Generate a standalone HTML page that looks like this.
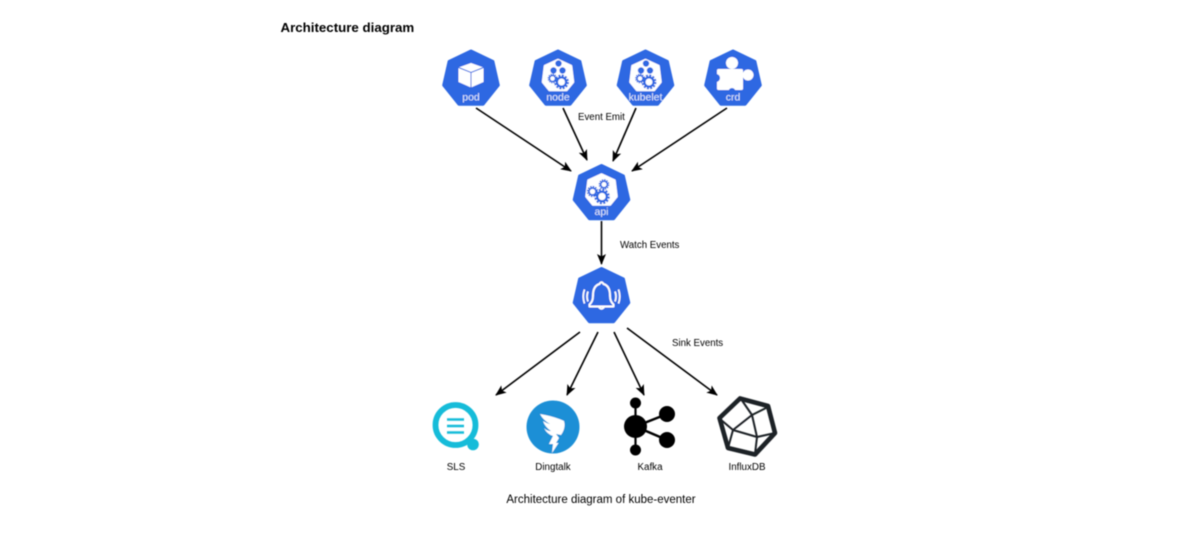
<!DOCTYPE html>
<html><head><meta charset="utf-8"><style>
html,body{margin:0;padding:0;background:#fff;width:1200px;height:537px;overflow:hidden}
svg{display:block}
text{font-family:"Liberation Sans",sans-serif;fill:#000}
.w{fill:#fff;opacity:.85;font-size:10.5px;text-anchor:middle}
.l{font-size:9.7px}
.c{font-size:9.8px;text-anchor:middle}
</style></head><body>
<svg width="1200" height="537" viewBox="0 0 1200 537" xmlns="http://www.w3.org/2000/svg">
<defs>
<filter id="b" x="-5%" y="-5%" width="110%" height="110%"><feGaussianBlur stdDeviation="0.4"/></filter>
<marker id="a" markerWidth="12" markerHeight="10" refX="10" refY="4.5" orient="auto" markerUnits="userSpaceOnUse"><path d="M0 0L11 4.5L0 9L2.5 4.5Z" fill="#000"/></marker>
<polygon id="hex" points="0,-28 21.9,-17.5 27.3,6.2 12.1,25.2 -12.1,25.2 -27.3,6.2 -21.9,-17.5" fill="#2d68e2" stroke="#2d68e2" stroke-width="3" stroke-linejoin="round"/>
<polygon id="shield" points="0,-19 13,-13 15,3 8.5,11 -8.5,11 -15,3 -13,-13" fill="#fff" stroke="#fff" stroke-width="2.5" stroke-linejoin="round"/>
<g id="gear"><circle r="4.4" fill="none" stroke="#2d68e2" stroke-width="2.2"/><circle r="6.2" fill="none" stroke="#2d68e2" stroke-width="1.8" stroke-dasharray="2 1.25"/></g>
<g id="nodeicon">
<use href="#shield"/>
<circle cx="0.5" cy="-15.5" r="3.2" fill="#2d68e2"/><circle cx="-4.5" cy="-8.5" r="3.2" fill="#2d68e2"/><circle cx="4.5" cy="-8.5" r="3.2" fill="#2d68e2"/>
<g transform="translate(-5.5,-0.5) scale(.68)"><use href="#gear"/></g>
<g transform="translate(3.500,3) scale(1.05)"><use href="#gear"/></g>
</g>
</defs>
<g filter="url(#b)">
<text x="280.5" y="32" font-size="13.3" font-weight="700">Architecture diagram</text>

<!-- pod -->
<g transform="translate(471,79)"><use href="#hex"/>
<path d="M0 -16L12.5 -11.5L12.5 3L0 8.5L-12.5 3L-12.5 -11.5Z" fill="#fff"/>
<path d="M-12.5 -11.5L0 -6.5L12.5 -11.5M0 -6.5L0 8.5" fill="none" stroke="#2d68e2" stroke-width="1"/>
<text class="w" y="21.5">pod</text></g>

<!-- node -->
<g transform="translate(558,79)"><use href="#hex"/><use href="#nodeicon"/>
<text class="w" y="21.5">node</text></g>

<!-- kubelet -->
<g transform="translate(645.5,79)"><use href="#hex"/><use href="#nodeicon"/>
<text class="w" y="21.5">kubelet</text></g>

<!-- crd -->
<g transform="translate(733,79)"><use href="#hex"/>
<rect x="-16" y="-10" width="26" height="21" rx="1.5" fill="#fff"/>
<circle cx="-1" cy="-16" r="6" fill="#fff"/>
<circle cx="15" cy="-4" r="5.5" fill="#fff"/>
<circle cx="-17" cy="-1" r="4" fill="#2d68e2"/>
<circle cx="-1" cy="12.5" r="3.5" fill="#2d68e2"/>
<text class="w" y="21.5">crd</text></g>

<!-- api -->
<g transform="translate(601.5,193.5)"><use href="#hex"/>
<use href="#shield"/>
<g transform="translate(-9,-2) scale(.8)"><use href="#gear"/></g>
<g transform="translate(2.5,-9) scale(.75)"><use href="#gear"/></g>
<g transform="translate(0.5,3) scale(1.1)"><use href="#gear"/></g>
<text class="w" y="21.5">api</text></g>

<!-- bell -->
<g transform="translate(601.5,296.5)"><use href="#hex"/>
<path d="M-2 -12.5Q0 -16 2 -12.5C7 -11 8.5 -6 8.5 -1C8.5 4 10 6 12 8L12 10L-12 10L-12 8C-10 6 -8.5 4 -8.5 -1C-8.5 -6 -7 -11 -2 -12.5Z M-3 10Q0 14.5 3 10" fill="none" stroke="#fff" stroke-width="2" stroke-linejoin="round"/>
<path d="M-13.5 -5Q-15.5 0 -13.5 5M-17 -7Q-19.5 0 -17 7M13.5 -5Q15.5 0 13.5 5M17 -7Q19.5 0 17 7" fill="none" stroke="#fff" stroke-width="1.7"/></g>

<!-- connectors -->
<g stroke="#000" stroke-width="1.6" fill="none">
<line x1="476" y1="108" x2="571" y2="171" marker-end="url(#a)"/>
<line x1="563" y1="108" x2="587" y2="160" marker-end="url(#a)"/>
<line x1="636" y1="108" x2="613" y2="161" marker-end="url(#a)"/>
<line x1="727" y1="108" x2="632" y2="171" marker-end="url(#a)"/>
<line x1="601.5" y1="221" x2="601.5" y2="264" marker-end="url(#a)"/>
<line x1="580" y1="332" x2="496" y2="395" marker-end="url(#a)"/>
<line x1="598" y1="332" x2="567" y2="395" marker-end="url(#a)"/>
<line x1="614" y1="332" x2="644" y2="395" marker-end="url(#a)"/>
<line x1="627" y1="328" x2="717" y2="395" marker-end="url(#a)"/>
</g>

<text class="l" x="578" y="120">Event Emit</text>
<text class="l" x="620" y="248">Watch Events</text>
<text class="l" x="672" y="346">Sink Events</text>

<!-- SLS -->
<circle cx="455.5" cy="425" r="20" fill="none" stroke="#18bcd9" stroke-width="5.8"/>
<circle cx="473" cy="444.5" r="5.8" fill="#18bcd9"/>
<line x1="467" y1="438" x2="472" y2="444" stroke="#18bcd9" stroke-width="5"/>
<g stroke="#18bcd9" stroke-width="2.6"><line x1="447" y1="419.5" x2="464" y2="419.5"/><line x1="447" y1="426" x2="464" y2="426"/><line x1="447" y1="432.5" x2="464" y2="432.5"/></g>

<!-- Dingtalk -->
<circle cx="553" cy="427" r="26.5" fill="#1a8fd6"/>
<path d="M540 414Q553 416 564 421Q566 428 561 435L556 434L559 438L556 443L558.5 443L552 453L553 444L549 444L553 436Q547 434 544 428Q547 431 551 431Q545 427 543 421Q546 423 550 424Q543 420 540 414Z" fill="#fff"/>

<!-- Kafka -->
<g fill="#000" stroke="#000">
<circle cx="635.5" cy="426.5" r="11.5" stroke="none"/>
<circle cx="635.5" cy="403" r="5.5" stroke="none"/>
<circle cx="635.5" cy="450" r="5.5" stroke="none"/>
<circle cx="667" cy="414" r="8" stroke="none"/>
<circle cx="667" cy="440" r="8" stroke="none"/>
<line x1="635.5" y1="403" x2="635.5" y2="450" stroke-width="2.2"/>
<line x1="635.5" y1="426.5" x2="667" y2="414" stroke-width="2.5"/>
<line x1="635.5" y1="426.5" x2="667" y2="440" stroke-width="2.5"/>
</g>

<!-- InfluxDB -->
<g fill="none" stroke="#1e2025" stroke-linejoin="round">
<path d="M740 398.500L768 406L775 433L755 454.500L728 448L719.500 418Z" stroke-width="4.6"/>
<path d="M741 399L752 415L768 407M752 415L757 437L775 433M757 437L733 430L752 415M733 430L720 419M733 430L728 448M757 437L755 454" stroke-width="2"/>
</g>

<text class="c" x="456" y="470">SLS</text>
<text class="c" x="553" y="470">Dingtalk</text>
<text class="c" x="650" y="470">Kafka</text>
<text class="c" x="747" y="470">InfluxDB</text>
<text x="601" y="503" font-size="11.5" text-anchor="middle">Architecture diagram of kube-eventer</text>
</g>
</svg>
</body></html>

__Requirement__.
Produce an exact copy of each line of data, skipping embedded images.

__Output below__.
Generate a standalone HTML page that looks like this.
<!DOCTYPE html>
<html><head><meta charset="utf-8"><style>
html,body{margin:0;padding:0;background:#fff;width:1200px;height:537px;overflow:hidden}
svg{display:block}
text{font-family:"Liberation Sans",sans-serif;fill:#000}
.w{fill:#fff;opacity:.85;font-size:10.5px;text-anchor:middle}
.l{font-size:9.7px}
.c{font-size:9.8px;text-anchor:middle}
</style></head><body>
<svg width="1200" height="537" viewBox="0 0 1200 537" xmlns="http://www.w3.org/2000/svg">
<defs>
<filter id="b" x="-5%" y="-5%" width="110%" height="110%"><feGaussianBlur stdDeviation="0.4"/></filter>
<marker id="a" markerWidth="12" markerHeight="10" refX="10" refY="4.5" orient="auto" markerUnits="userSpaceOnUse"><path d="M0 0L11 4.5L0 9L2.5 4.5Z" fill="#000"/></marker>
<polygon id="hex" points="0,-28 21.9,-17.5 27.3,6.2 12.1,25.2 -12.1,25.2 -27.3,6.2 -21.9,-17.5" fill="#2d68e2" stroke="#2d68e2" stroke-width="3" stroke-linejoin="round"/>
<polygon id="shield" points="0,-19 13,-13 15,3 8.5,11 -8.5,11 -15,3 -13,-13" fill="#fff" stroke="#fff" stroke-width="2.5" stroke-linejoin="round"/>
<g id="gear"><circle r="4.4" fill="none" stroke="#2d68e2" stroke-width="2.2"/><circle r="6.2" fill="none" stroke="#2d68e2" stroke-width="1.8" stroke-dasharray="2 1.25"/></g>
<g id="nodeicon">
<use href="#shield"/>
<circle cx="0.5" cy="-15.5" r="3.2" fill="#2d68e2"/><circle cx="-4.5" cy="-8.5" r="3.2" fill="#2d68e2"/><circle cx="4.5" cy="-8.5" r="3.2" fill="#2d68e2"/>
<g transform="translate(-5.5,-0.5) scale(.68)"><use href="#gear"/></g>
<g transform="translate(3.500,3) scale(1.05)"><use href="#gear"/></g>
</g>
</defs>
<g filter="url(#b)">
<text x="280.5" y="32" font-size="13.3" font-weight="700">Architecture diagram</text>

<!-- pod -->
<g transform="translate(471,79)"><use href="#hex"/>
<path d="M0 -16L12.5 -11.5L12.5 3L0 8.5L-12.5 3L-12.5 -11.5Z" fill="#fff"/>
<path d="M-12.5 -11.5L0 -6.5L12.5 -11.5M0 -6.5L0 8.5" fill="none" stroke="#2d68e2" stroke-width="1"/>
<text class="w" y="21.5">pod</text></g>

<!-- node -->
<g transform="translate(558,79)"><use href="#hex"/><use href="#nodeicon"/>
<text class="w" y="21.5">node</text></g>

<!-- kubelet -->
<g transform="translate(645.5,79)"><use href="#hex"/><use href="#nodeicon"/>
<text class="w" y="21.5">kubelet</text></g>

<!-- crd -->
<g transform="translate(733,79)"><use href="#hex"/>
<rect x="-16" y="-10" width="26" height="21" rx="1.5" fill="#fff"/>
<circle cx="-1" cy="-16" r="6" fill="#fff"/>
<circle cx="15" cy="-4" r="5.5" fill="#fff"/>
<circle cx="-17" cy="-1" r="4" fill="#2d68e2"/>
<circle cx="-1" cy="12.5" r="3.5" fill="#2d68e2"/>
<text class="w" y="21.5">crd</text></g>

<!-- api -->
<g transform="translate(601.5,193.5)"><use href="#hex"/>
<use href="#shield"/>
<g transform="translate(-9,-2) scale(.8)"><use href="#gear"/></g>
<g transform="translate(2.5,-9) scale(.75)"><use href="#gear"/></g>
<g transform="translate(0.5,3) scale(1.1)"><use href="#gear"/></g>
<text class="w" y="21.5">api</text></g>

<!-- bell -->
<g transform="translate(601.5,296.5)"><use href="#hex"/>
<path d="M-2 -12.5Q0 -16 2 -12.5C7 -11 8.5 -6 8.5 -1C8.5 4 10 6 12 8L12 10L-12 10L-12 8C-10 6 -8.5 4 -8.5 -1C-8.5 -6 -7 -11 -2 -12.5Z M-3 10Q0 14.5 3 10" fill="none" stroke="#fff" stroke-width="2" stroke-linejoin="round"/>
<path d="M-13.5 -5Q-15.5 0 -13.5 5M-17 -7Q-19.5 0 -17 7M13.5 -5Q15.5 0 13.5 5M17 -7Q19.5 0 17 7" fill="none" stroke="#fff" stroke-width="1.7"/></g>

<!-- connectors -->
<g stroke="#000" stroke-width="1.6" fill="none">
<line x1="476" y1="108" x2="571" y2="171" marker-end="url(#a)"/>
<line x1="563" y1="108" x2="587" y2="160" marker-end="url(#a)"/>
<line x1="636" y1="108" x2="613" y2="161" marker-end="url(#a)"/>
<line x1="727" y1="108" x2="632" y2="171" marker-end="url(#a)"/>
<line x1="601.5" y1="221" x2="601.5" y2="264" marker-end="url(#a)"/>
<line x1="580" y1="332" x2="496" y2="395" marker-end="url(#a)"/>
<line x1="598" y1="332" x2="567" y2="395" marker-end="url(#a)"/>
<line x1="614" y1="332" x2="644" y2="395" marker-end="url(#a)"/>
<line x1="627" y1="328" x2="717" y2="395" marker-end="url(#a)"/>
</g>

<text class="l" x="578" y="120">Event Emit</text>
<text class="l" x="620" y="248">Watch Events</text>
<text class="l" x="672" y="346">Sink Events</text>

<!-- SLS -->
<circle cx="455.5" cy="425" r="20" fill="none" stroke="#18bcd9" stroke-width="5.8"/>
<circle cx="473" cy="444.5" r="5.8" fill="#18bcd9"/>
<line x1="467" y1="438" x2="472" y2="444" stroke="#18bcd9" stroke-width="5"/>
<g stroke="#18bcd9" stroke-width="2.6"><line x1="447" y1="419.5" x2="464" y2="419.5"/><line x1="447" y1="426" x2="464" y2="426"/><line x1="447" y1="432.5" x2="464" y2="432.5"/></g>

<!-- Dingtalk -->
<circle cx="553" cy="427" r="26.5" fill="#1a8fd6"/>
<path d="M540 414Q553 416 564 421Q566 428 561 435L556 434L559 438L556 443L558.5 443L552 453L553 444L549 444L553 436Q547 434 544 428Q547 431 551 431Q545 427 543 421Q546 423 550 424Q543 420 540 414Z" fill="#fff"/>

<!-- Kafka -->
<g fill="#000" stroke="#000">
<circle cx="635.5" cy="426.5" r="11.5" stroke="none"/>
<circle cx="635.5" cy="403" r="5.5" stroke="none"/>
<circle cx="635.5" cy="450" r="5.5" stroke="none"/>
<circle cx="667" cy="414" r="8" stroke="none"/>
<circle cx="667" cy="440" r="8" stroke="none"/>
<line x1="635.5" y1="403" x2="635.5" y2="450" stroke-width="2.2"/>
<line x1="635.5" y1="426.5" x2="667" y2="414" stroke-width="2.5"/>
<line x1="635.5" y1="426.5" x2="667" y2="440" stroke-width="2.5"/>
</g>

<!-- InfluxDB -->
<g fill="none" stroke="#1e2025" stroke-linejoin="round">
<path d="M740 398.500L768 406L775 433L755 454.500L728 448L719.500 418Z" stroke-width="4.6"/>
<path d="M741 399L752 415L768 407M752 415L757 437L775 433M757 437L733 430L752 415M733 430L720 419M733 430L728 448M757 437L755 454" stroke-width="2"/>
</g>

<text class="c" x="456" y="470">SLS</text>
<text class="c" x="553" y="470">Dingtalk</text>
<text class="c" x="650" y="470">Kafka</text>
<text class="c" x="747" y="470">InfluxDB</text>
<text x="601" y="503" font-size="11.5" text-anchor="middle">Architecture diagram of kube-eventer</text>
</g>
</svg>
</body></html>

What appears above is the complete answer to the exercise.